Definition 6.30.1. Let $X$ be a topological space. Let $\mathcal{B}$ be a basis for the topology on $X$.

1. A presheaf $\mathcal{F}$ of sets on $\mathcal{B}$ is a rule which assigns to each $U \in \mathcal{B}$ a set $\mathcal{F}(U)$ and to each inclusion $V \subset U$ of elements of $\mathcal{B}$ a map $\rho ^ U_ V : \mathcal{F}(U) \to \mathcal{F}(V)$ such that $\rho ^ U_ U = \text{id}_{\mathcal{F}(U)}$ for all $U \in \mathcal{B}$ whenever $W \subset V \subset U$ in $\mathcal{B}$ we have $\rho ^ U_ W = \rho ^ V_ W \circ \rho ^ U_ V$.

2. A morphism $\varphi : \mathcal{F} \to \mathcal{G}$ of presheaves of sets on $\mathcal{B}$ is a rule which assigns to each element $U \in \mathcal{B}$ a map of sets $\varphi : \mathcal{F}(U) \to \mathcal{G}(U)$ compatible with restriction maps.

Comment #3218 by on

Your definition of presheaf seems non-standard to me.

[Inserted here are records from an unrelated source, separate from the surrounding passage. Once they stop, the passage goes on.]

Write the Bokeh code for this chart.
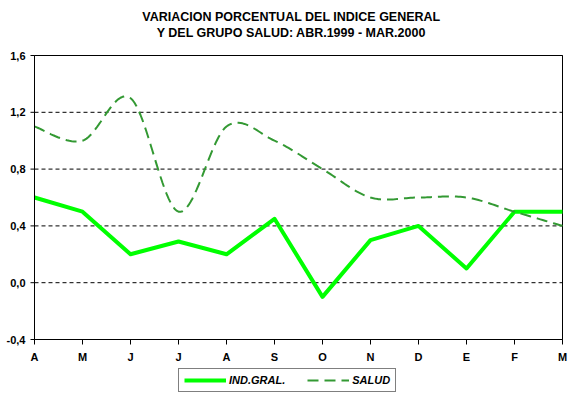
import numpy as np
from bokeh.plotting import figure
from bokeh.models import (FixedTicker, CustomJSTickFormatter, Legend, LegendItem,
                          Label, Range1d)
from bokeh.embed import file_html
from bokeh.resources import INLINE

months = ["A", "M", "J", "J", "A", "S", "O", "N", "D", "E", "F", "M"]
ind_gral = [0.6, 0.5, 0.2, 0.29, 0.2, 0.45, -0.1, 0.3, 0.4, 0.1, 0.5, 0.5]
salud = [1.1, 1.0, 1.3, 0.5, 1.1, 1.0, 0.8, 0.6, 0.6, 0.6, 0.5, 0.4]
y_ticks = [-0.4, 0.0, 0.4, 0.8, 1.2, 1.6]
title_lines = ["VARIACION PORCENTUAL DEL INDICE GENERAL",
               "Y DEL GRUPO SALUD: ABR.1999 - MAR.2000"]

FONT = "Liberation Sans"

W, H = 576, 397
LEFT, RIGHT_PX, TOP_PX, BOT_PX = 34, 562, 55, 339   # plot box in pixels
xs = list(range(len(months)))
X0, X1 = xs[0], xs[-1]
Y0, Y1 = y_ticks[0], y_ticks[-1]

# scale so that the visible plot box lands at the pixel positions above,
# while the frame covers the whole canvas (room for titles, labels and legend)
ppx = (RIGHT_PX - LEFT) / (X1 - X0)
ppy = (BOT_PX - TOP_PX) / (Y1 - Y0)
x_start = X0 - LEFT / ppx
x_end = X1 + (W - RIGHT_PX) / ppx
y_top = Y1 + TOP_PX / ppy
y_bot = Y0 - (H - BOT_PX) / ppy


def smooth(xv, yv, n=24):
    # Excel-like smoothed line (Catmull-Rom style bezier through the data points)
    P = np.column_stack([np.asarray(xv, float), np.asarray(yv, float)])
    out = []
    m = len(P)
    for i in range(m - 1):
        p0 = P[i - 1] if i > 0 else P[i]
        p1 = P[i]
        p2 = P[i + 1]
        p3 = P[i + 2] if i + 2 < m else P[i + 1]
        c1 = p1 + (p2 - p0) / 6.0
        c2 = p2 - (p3 - p1) / 6.0
        t = np.linspace(0, 1, n, endpoint=(i == m - 2))[:, None]
        seg = ((1 - t) ** 3) * p1 + 3 * ((1 - t) ** 2) * t * c1 + 3 * (1 - t) * t ** 2 * c2 + t ** 3 * p2
        out.append(seg)
    arr = np.vstack(out)
    return arr[:, 0], arr[:, 1]


p = figure(width=W, height=H, output_backend="svg", toolbar_location=None,
           title=None,
           x_range=Range1d(x_start, x_end), y_range=Range1d(y_bot, y_top),
           min_border_left=0, min_border_right=0, min_border_top=0,
           min_border_bottom=0)

p.background_fill_color = "white"
p.border_fill_color = "white"
p.outline_line_color = None
p.xgrid.visible = False
p.ygrid.visible = False

# horizontal dashed grid lines, limited to the plot box
n_t = len(y_ticks)
p.segment(x0=[X0] * n_t, y0=y_ticks, x1=[X1] * n_t, y1=y_ticks,
          line_color="black", line_width=1, line_dash="4 3")

# axes
p.yaxis.ticker = FixedTicker(ticks=y_ticks)
p.yaxis.formatter = CustomJSTickFormatter(code="return tick.toFixed(1).replace('.', ',');")
p.yaxis.bounds = (Y0, Y1)
p.yaxis.fixed_location = X0
p.xaxis.ticker = FixedTicker(ticks=xs)
p.xaxis.major_label_overrides = {i: m for i, m in enumerate(months)}
p.xaxis.bounds = (X0, X1)
p.xaxis.fixed_location = Y0
for ax in (p.xaxis, p.yaxis):
    ax.axis_line_color = "black"
    ax.axis_line_width = 1
    ax.major_tick_line_color = "black"
    ax.major_tick_in = 0
    ax.major_tick_out = 5
    ax.minor_tick_line_color = None
    ax.major_label_text_font = FONT
    ax.major_label_text_font_size = "11px"
    ax.major_label_text_font_style = "bold"
    ax.major_label_text_color = "black"
p.yaxis.major_tick_out = 0
p.yaxis.major_tick_line_color = None
p.yaxis.major_label_standoff = 9
p.xaxis.major_label_standoff = 6

# y tick marks (outside, to the left of the axis)
tick_len = 4 / ppx
p.segment(x0=[X0 - tick_len] * n_t, y0=y_ticks,
          x1=[X0] * n_t, y1=y_ticks, line_color="black", line_width=1)

# top and right border of the plot box
p.segment(x0=[X0, X1], y0=[Y1, Y0], x1=[X1, X1], y1=[Y1, Y1],
          line_color="black", line_width=1)

# series
r_ind = p.line(xs, ind_gral, line_color="#00FF00", line_width=4, line_join="round")
sx, sy = smooth(xs, salud)
r_sal = p.line(sx, sy, line_color="#339933", line_width=2, line_dash="11 6")

# title
title_cx = X0 + (291 - LEFT) / ppx
for k, txt in enumerate(title_lines):
    ypix = 16.5 + 16 * k
    p.add_layout(Label(x=title_cx, y=Y1 + (TOP_PX - ypix) / ppy, text=txt,
                       text_align="center", text_baseline="middle",
                       text_font=FONT, text_font_size="12.5px",
                       text_font_style="bold", text_color="black"))

legend = Legend(items=[LegendItem(label="IND.GRAL.", renderers=[r_ind]),
                       LegendItem(label="SALUD", renderers=[r_sal])],
                orientation="horizontal", location=(178, 5),
                label_text_font=FONT, label_text_font_size="11px",
                label_text_font_style="bold italic", label_text_color="black",
                glyph_width=42, glyph_height=12, label_standoff=3, spacing=22,
                padding=5, margin=0, border_line_color="black", border_line_width=1,
                background_fill_color="white", background_fill_alpha=1.0)
p.add_layout(legend, "center")

open("out.html", "w").write(file_html(p, INLINE))
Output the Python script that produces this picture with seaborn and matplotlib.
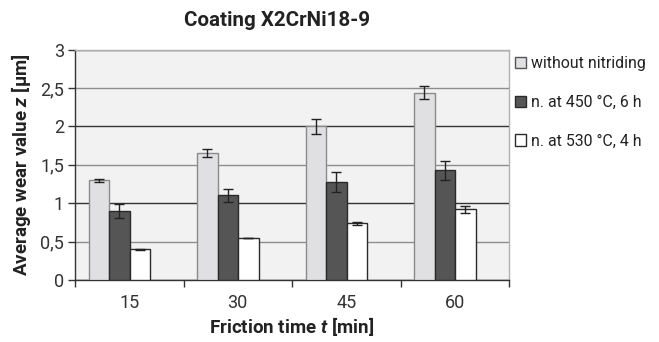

Do you not want to also demand that the restriction from $U$ to $U$ is the identity map? [this is not implied by what you have at the time of writing; for example if $A$ is your favourite set with two elements and $a$ is your favourite element of this set, then we can define $\mathcal{F}(U)=A$ for all $U$ and we can let $\rho^U_V$ be the constant map sending everything to $a$ for all $U$ and $V$]

Comment #3320 by on

Dear Kevin, OK I finally got to your comment! Of course, this is an omission and I didn't really intend to have a nonstandard definition of a presheaf! Fixed here.